Школьные медсестры являются первым барьером здравоохранения (и иногда единственным) для уязвимых молодых людей, таких как Джейсон. Они выполняют своего рода политическую функцию.

– Если бы на улицах умирали белые дети из семей среднего класса, нападения с ножом были бы на первом месте в повестке дня каждого, – говорит мне позже Лола, и я с ней согласна.

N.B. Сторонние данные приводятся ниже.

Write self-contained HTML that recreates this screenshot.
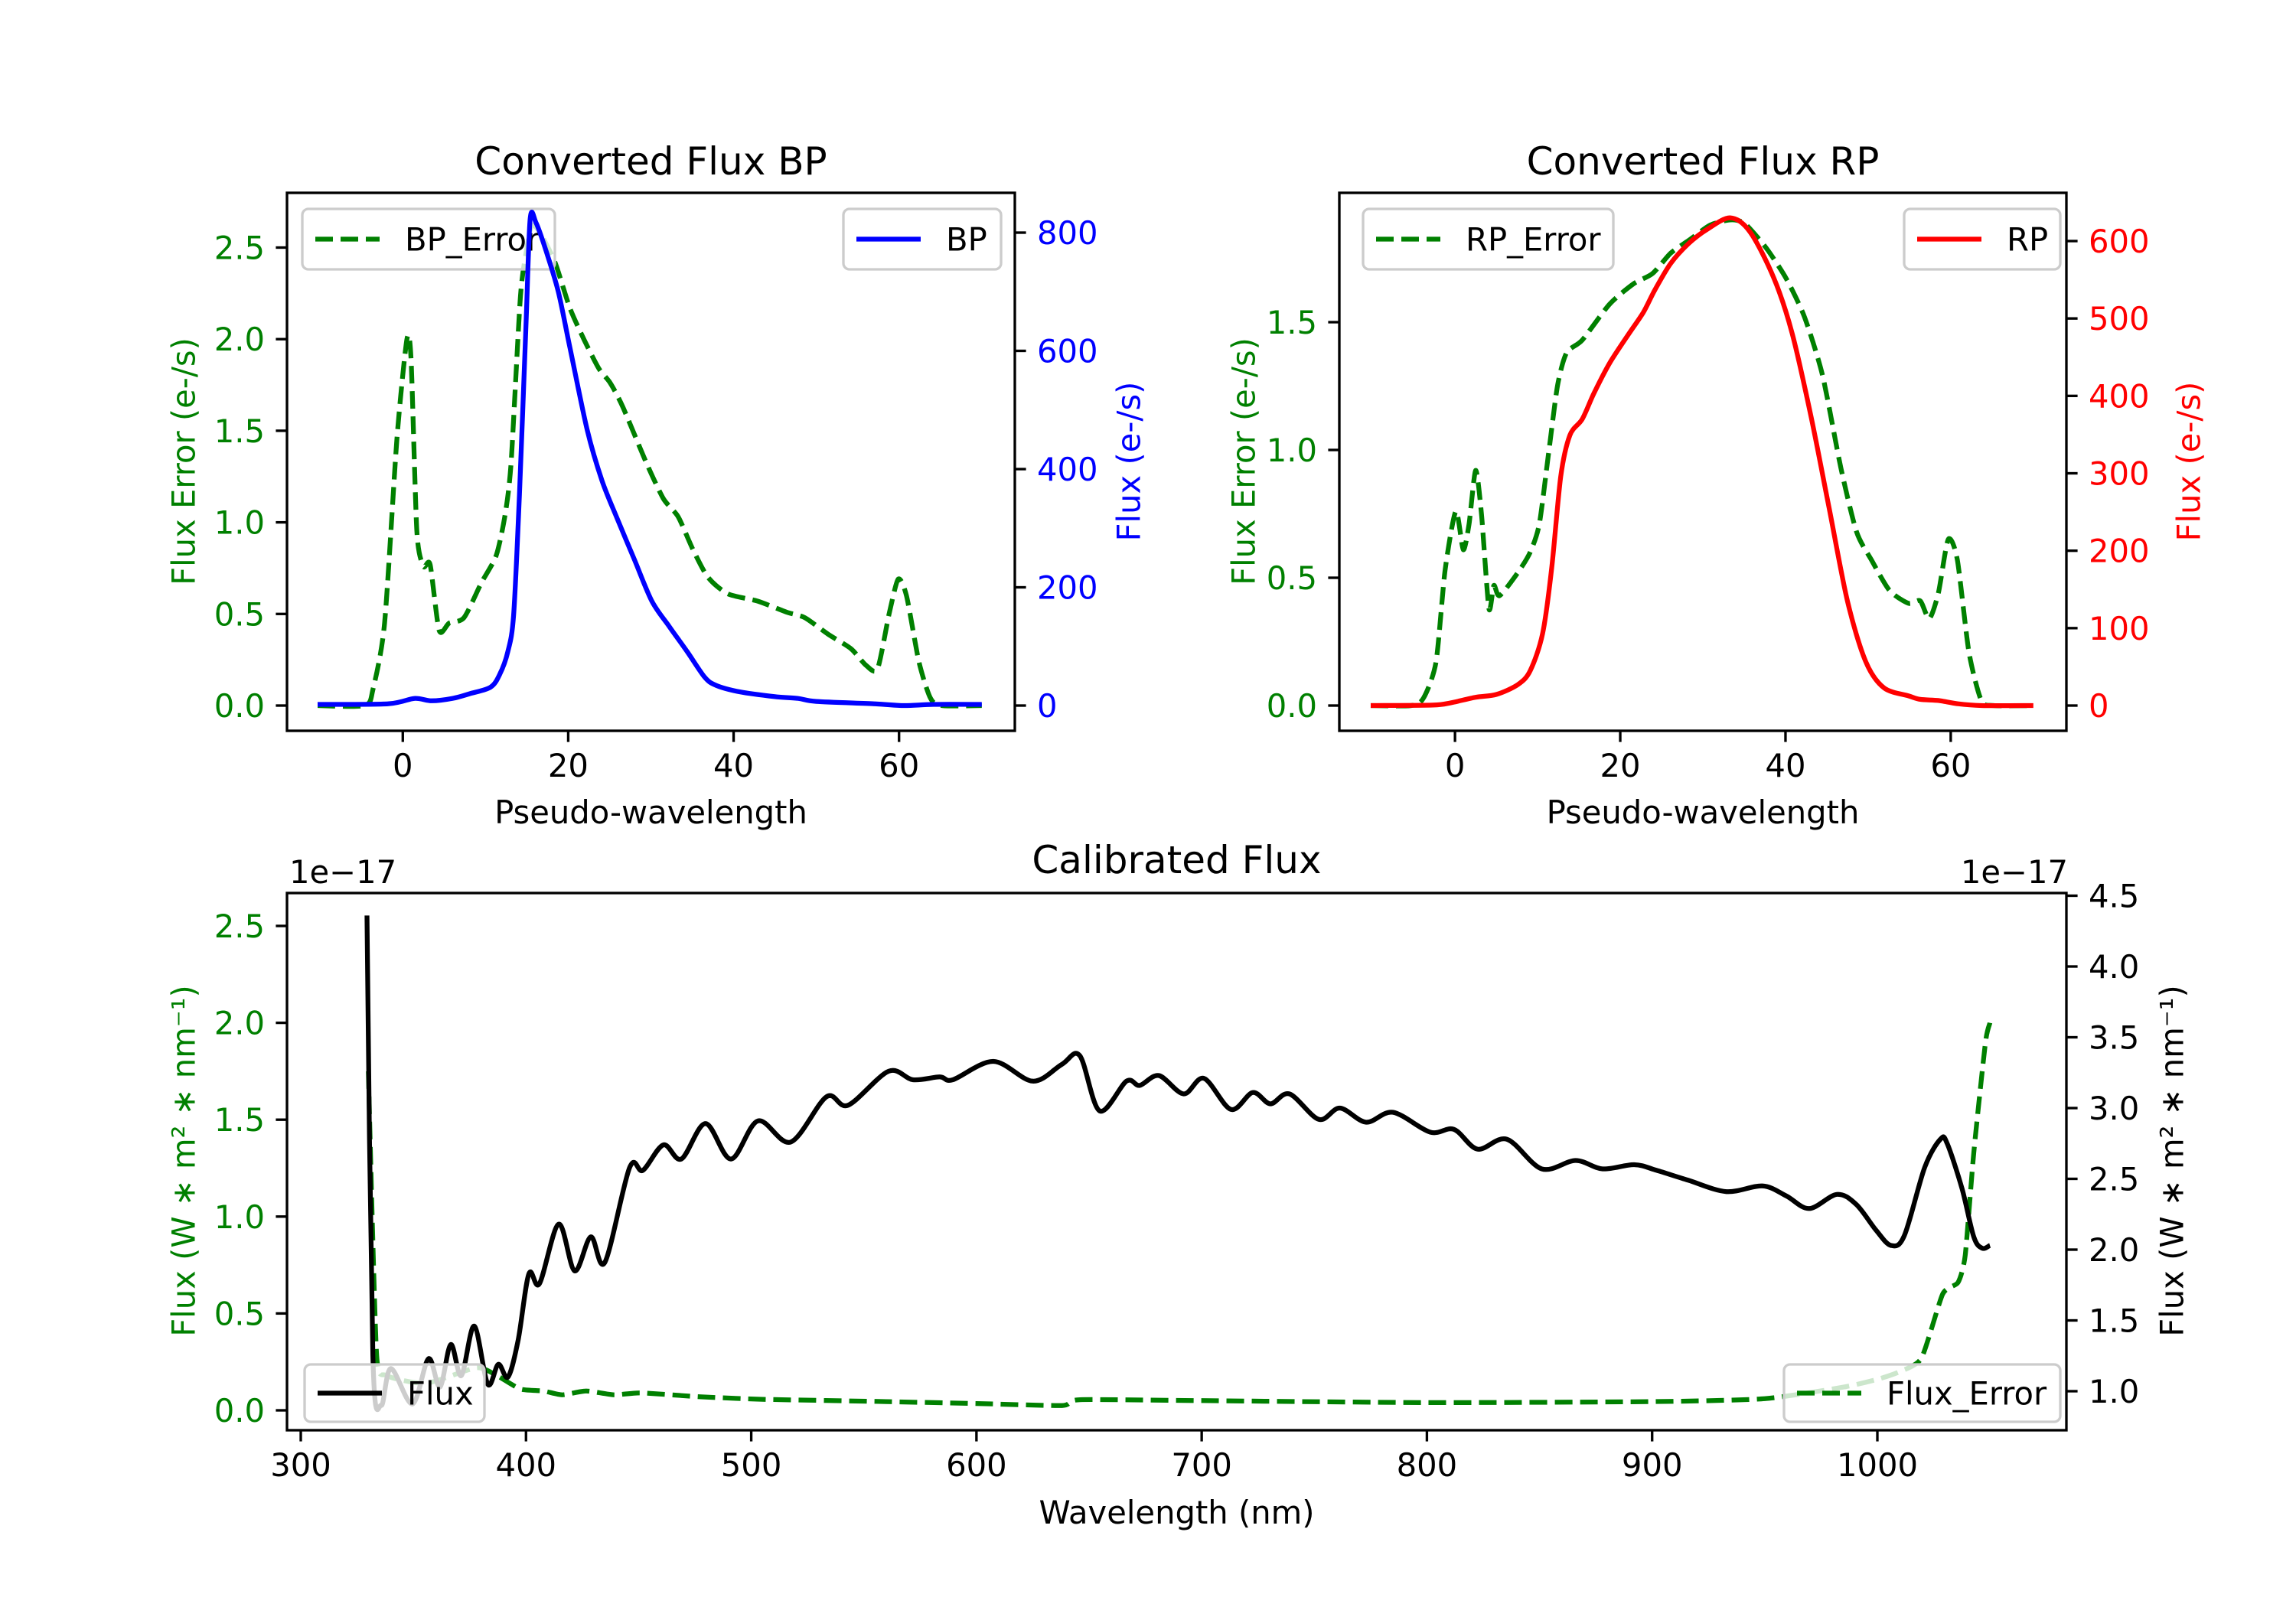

Цены жизней могут отличаться. Я думаю о жизненной ситуации Джейсона, его жилье и образовании, а также о сокращении социальных выплат, которые на него повлияют. Я думаю о его возможном будущем и обо всем, что может пойти не так: перспектива тюрьмы, приюта для бездомных, вероятность того, что он будет злоупотреблять психоактивными веществами, но не попадет на психиатрическую койку, если (или когда) ему станет тяжело. Я представляю любого из нас, живущего своей жизнью, и в какой ситуации у нас мог бы оказаться нож в рюкзаке. Я думаю обо всех афроамериканских мальчиках, убитых явным или скрытым расизмом. Я представляю будущее своего сына, растущего в нашем обществе. Каким может быть для него это будущее? Сколько в нем добра? Каким хорошим мог бы быть Джейсон? Я злюсь и боюсь за своего сына. Ужасаюсь.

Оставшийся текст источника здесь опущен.